ISO 27001 and NIST CSF are the two most widely referenced information security frameworks in the world. They serve different purposes, operate under different models, and provide different types of assurance. Choosing between them, or deciding to implement both, depends on your regulatory requirements, customer expectations, and organizational maturity.
Fundamental Differences
| Aspect | ISO 27001 | NIST CSF 2.0 |
|---|---|---|
| Type | International standard (ISO/IEC) | Voluntary framework (US government) |
| Certification | Yes, third-party certification audits | No formal certification |
| Structure | Management system clauses + 93 Annex A controls | 6 functions, 22 categories, 106 subcategories |
| Risk approach | Prescriptive risk assessment methodology required | Flexible risk-based approach with maturity tiers |
| Cost | $30K-$100K+ (implementation + audit) | Free framework; implementation costs vary |
| Recognition | Global, especially Europe and Asia | Primarily US, growing international adoption |
| Maintenance | Annual surveillance audits, 3-year recertification | Self-assessed, updated as needed |
When to Choose ISO 27001
- Your customers or partners require certified compliance (common in European markets)

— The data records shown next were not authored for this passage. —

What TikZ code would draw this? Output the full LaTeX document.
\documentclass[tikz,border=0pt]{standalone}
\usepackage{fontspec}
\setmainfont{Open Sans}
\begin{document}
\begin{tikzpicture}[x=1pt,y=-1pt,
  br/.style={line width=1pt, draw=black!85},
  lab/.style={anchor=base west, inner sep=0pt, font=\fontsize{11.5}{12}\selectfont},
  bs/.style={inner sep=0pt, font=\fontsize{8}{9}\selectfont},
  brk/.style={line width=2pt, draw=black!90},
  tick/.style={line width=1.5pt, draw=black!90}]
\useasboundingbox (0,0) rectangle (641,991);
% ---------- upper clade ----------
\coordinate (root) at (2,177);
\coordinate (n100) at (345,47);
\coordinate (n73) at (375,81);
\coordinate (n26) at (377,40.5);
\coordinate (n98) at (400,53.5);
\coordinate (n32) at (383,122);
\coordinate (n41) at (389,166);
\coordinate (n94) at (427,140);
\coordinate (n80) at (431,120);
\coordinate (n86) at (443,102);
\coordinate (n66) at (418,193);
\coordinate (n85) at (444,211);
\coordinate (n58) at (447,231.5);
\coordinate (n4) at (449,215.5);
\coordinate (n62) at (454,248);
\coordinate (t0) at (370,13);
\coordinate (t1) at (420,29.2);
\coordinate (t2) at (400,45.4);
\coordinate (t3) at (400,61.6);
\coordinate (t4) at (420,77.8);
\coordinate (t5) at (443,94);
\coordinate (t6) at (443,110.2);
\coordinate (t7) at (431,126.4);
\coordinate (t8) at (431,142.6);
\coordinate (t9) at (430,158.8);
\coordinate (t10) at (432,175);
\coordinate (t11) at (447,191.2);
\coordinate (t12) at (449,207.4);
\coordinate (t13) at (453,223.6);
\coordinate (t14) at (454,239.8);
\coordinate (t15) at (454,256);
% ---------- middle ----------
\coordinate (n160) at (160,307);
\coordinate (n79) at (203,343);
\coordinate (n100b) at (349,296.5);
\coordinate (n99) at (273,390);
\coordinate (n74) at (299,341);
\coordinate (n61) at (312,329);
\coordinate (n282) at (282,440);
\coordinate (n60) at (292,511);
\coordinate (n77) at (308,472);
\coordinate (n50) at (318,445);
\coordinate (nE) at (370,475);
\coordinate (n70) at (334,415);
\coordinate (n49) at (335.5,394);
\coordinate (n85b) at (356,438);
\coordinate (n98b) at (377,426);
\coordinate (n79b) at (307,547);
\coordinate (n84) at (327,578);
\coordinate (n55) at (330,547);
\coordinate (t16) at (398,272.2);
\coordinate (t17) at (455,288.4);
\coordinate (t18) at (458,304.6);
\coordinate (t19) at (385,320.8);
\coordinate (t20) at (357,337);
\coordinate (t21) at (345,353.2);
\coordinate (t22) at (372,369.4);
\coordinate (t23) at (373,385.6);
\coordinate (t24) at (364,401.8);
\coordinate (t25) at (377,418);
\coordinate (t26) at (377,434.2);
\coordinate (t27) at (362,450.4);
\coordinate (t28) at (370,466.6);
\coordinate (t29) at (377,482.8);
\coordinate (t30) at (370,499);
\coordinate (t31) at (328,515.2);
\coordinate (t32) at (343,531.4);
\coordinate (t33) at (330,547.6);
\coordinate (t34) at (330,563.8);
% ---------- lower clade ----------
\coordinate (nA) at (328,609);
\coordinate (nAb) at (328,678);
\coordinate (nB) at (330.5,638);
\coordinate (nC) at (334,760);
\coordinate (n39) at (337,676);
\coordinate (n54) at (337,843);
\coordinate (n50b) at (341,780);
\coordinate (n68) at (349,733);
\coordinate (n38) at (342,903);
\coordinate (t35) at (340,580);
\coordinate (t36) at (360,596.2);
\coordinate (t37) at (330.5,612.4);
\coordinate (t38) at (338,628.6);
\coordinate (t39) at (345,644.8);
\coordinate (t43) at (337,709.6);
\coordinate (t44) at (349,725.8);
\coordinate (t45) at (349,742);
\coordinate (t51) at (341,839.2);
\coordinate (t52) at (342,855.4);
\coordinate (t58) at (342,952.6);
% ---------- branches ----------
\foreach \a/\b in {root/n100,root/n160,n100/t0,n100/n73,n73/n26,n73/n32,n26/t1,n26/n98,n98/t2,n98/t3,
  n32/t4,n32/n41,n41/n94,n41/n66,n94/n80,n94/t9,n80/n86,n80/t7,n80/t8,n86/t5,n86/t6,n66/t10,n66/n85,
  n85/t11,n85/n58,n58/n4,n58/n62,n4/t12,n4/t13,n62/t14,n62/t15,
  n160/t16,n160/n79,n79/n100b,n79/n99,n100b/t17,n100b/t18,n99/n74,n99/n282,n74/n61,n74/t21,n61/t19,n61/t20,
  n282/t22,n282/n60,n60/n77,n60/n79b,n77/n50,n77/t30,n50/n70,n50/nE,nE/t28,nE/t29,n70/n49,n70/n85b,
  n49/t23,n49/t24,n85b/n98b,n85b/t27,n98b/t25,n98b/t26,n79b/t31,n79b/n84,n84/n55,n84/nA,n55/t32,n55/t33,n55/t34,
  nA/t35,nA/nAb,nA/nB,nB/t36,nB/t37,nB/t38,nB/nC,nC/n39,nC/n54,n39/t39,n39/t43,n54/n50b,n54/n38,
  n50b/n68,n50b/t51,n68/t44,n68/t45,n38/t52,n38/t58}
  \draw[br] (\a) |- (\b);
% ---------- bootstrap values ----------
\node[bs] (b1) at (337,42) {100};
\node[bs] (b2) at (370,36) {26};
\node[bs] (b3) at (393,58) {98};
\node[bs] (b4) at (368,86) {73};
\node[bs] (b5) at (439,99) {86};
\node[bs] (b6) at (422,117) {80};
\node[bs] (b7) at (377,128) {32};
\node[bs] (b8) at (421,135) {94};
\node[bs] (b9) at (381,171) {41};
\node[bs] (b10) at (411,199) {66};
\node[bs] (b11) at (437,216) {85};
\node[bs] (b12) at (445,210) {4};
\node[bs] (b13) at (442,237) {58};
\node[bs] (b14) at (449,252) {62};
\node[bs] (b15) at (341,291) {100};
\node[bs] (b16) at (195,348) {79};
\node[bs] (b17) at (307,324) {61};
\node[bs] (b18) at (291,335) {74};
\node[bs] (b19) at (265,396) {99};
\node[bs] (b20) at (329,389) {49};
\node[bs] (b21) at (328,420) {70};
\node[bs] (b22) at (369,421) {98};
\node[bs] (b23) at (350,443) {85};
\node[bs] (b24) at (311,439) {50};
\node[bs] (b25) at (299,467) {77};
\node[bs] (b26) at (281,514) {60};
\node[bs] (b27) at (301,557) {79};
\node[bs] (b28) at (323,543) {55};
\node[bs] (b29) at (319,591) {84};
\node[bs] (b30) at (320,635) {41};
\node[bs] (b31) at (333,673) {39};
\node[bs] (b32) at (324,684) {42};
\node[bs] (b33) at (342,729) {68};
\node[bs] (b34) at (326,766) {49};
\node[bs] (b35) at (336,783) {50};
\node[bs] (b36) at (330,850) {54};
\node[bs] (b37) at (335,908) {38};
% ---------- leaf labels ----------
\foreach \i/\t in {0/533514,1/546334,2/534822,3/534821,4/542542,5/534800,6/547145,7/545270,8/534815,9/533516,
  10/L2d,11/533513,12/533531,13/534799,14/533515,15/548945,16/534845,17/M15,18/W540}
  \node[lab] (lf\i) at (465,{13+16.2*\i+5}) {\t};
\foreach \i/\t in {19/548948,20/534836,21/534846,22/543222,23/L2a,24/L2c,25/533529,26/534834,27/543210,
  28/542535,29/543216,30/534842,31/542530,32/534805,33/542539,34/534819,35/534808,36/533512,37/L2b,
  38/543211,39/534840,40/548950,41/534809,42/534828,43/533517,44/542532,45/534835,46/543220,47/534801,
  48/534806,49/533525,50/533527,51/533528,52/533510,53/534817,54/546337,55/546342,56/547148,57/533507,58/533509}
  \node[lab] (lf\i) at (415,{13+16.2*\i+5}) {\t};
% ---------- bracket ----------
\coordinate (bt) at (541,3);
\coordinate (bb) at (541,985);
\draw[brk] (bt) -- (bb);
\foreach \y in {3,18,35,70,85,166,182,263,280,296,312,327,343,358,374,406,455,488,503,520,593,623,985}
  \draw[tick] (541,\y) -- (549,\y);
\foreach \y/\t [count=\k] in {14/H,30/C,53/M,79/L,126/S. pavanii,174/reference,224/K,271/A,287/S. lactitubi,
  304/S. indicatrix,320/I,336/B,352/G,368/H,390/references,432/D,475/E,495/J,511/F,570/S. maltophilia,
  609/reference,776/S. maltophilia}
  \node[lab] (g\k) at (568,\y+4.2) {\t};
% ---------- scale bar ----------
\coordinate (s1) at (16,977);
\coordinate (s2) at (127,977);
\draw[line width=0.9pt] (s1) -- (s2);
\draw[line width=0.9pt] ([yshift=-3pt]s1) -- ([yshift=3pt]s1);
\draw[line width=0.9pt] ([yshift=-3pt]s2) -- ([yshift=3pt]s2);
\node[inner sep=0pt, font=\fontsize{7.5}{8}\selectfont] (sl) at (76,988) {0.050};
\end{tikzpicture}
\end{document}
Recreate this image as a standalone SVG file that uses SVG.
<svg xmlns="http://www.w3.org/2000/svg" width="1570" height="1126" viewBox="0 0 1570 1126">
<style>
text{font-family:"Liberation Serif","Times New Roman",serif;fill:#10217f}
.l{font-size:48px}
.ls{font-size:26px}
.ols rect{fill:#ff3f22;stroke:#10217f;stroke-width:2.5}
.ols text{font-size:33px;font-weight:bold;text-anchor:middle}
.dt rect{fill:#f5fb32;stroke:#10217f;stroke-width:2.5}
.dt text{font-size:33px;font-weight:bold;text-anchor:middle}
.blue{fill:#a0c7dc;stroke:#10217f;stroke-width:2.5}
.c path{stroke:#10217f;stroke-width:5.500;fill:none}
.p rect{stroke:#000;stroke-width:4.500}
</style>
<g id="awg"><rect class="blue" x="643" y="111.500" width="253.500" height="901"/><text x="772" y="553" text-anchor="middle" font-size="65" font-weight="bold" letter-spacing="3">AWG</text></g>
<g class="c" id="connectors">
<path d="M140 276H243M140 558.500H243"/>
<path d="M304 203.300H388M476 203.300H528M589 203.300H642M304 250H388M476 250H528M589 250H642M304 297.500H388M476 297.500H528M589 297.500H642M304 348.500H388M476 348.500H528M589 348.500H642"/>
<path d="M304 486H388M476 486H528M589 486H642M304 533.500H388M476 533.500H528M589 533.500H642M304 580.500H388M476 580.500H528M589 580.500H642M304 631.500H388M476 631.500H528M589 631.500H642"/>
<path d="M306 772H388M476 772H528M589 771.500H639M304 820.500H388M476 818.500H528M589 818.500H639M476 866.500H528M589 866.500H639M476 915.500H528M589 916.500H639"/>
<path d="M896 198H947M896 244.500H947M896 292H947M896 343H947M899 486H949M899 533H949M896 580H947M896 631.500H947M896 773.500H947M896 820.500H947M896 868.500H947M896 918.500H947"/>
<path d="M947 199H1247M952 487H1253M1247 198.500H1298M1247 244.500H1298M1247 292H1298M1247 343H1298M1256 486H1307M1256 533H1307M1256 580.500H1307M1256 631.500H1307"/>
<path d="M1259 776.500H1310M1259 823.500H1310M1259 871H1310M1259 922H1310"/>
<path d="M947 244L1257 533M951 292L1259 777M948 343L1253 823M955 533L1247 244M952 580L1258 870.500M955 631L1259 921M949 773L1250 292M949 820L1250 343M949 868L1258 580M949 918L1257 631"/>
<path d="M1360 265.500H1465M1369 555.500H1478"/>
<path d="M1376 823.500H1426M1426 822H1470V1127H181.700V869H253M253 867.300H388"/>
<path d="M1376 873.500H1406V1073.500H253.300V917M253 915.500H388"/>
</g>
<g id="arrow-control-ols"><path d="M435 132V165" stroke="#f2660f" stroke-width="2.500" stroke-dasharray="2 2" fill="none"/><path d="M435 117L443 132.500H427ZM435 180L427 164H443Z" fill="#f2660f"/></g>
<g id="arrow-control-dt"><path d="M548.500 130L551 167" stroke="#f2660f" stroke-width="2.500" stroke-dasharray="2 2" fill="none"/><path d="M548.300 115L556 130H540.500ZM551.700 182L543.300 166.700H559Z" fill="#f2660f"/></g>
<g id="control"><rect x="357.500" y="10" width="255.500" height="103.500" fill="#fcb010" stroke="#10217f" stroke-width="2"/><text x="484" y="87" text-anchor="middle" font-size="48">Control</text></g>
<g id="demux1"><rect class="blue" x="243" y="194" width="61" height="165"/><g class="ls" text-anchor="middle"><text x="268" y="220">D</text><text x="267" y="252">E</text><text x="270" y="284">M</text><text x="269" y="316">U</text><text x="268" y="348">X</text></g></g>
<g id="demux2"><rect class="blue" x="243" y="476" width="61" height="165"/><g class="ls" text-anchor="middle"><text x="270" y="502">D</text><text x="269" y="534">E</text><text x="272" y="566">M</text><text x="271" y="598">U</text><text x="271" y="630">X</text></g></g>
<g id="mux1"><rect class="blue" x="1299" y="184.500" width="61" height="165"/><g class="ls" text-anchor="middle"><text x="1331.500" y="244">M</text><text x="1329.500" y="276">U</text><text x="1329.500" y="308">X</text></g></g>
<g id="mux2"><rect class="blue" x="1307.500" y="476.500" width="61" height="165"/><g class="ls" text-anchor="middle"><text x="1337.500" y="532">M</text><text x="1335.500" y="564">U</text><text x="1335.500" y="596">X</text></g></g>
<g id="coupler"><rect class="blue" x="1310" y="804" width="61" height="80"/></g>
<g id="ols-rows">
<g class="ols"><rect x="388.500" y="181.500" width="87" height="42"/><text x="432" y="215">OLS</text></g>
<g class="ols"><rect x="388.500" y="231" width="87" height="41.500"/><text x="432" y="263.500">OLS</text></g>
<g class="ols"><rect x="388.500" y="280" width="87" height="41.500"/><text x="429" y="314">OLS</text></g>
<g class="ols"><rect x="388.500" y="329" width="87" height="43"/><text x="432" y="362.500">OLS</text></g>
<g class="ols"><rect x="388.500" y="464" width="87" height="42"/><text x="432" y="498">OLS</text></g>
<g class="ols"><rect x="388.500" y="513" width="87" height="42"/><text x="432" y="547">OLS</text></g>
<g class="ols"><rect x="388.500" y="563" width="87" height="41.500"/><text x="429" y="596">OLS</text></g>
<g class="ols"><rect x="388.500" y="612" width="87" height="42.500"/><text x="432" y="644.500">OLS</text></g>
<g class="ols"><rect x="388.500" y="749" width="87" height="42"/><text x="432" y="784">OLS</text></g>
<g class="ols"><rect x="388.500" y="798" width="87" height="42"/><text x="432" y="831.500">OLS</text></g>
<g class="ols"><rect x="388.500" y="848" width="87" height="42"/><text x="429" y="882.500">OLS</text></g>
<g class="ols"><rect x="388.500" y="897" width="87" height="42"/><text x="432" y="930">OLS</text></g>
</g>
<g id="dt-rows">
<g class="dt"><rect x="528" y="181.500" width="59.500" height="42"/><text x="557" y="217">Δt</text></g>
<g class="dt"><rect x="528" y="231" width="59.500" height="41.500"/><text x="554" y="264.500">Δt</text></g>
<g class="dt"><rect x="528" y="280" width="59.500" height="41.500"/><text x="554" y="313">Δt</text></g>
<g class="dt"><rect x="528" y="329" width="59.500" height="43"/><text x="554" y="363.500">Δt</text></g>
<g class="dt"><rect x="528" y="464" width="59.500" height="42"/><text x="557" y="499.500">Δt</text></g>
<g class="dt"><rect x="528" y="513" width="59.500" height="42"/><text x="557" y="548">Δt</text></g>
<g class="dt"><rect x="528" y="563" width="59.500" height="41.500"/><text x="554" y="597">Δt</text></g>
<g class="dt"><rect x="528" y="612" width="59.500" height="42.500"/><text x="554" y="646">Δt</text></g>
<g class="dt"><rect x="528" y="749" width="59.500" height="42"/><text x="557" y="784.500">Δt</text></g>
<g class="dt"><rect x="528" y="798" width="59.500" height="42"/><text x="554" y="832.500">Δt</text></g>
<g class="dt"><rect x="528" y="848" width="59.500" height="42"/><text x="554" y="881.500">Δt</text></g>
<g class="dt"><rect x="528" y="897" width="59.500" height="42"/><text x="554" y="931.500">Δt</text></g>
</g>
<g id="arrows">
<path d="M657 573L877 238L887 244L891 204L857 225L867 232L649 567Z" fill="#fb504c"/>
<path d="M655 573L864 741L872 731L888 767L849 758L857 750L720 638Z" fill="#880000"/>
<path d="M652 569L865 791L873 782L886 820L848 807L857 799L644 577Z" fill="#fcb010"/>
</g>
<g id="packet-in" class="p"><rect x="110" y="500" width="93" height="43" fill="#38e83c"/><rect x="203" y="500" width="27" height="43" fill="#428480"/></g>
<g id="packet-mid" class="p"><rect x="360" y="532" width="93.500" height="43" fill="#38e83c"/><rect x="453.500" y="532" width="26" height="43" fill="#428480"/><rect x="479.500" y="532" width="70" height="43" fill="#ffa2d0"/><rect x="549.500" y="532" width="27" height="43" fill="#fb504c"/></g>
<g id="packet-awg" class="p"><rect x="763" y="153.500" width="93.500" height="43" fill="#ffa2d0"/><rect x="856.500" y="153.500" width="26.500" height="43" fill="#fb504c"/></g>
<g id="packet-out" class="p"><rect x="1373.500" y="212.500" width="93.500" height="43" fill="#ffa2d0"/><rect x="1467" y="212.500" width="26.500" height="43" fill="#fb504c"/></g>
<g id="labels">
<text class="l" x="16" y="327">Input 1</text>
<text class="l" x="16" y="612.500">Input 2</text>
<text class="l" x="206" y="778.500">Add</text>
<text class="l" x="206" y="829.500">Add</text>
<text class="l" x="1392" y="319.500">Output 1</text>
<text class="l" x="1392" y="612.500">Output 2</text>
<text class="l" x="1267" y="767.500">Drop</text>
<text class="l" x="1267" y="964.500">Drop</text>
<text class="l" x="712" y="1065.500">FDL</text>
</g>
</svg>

- You need formal third-party assurance that is internationally recognized
- Your industry requires or strongly favors ISO 27001 (financial services, healthcare, government contractors)
- You are expanding into European markets where ISO 27001 is the expected standard
- You need a framework that mandates management commitment and continuous improvement through its management system structure
When to Choose NIST CSF
- You need a flexible framework to structure your security program without the overhead of certification
- You are a US-based organization subject to regulations that reference NIST (FISMA, CMMC, state privacy laws)
- You want to assess and communicate your security maturity using the framework's tier model
- You are building your first security program and need a roadmap rather than a certification checklist
- Your budget does not support the certification and ongoing audit costs of ISO 27001
NIST CSF 2.0: The Govern Function
NIST CSF 2.0, released in February 2024, added a sixth function: Govern. This brings NIST CSF closer to ISO 27001's management system approach by emphasizing organizational context, risk management strategy, roles and responsibilities, policy, and oversight. The six functions are now:
- Govern - Establish and monitor the organization's cybersecurity risk management strategy, expectations, and policy
- Identify - Understand the organization's cybersecurity risk to systems, assets, data, and capabilities
- Protect - Implement safeguards to ensure delivery of critical services
- Detect - Identify the occurrence of a cybersecurity event
- Respond - Take action regarding a detected cybersecurity event
- Recover - Restore capabilities impaired by a cybersecurity event
Our recommendation: For most growing companies, start with SOC 2 or ISO 27001 based on your market requirements. Use NIST CSF as an internal maturity model to guide your security program development. The frameworks complement each other well, and having NIST CSF as your internal compass makes ISO 27001 implementation smoother.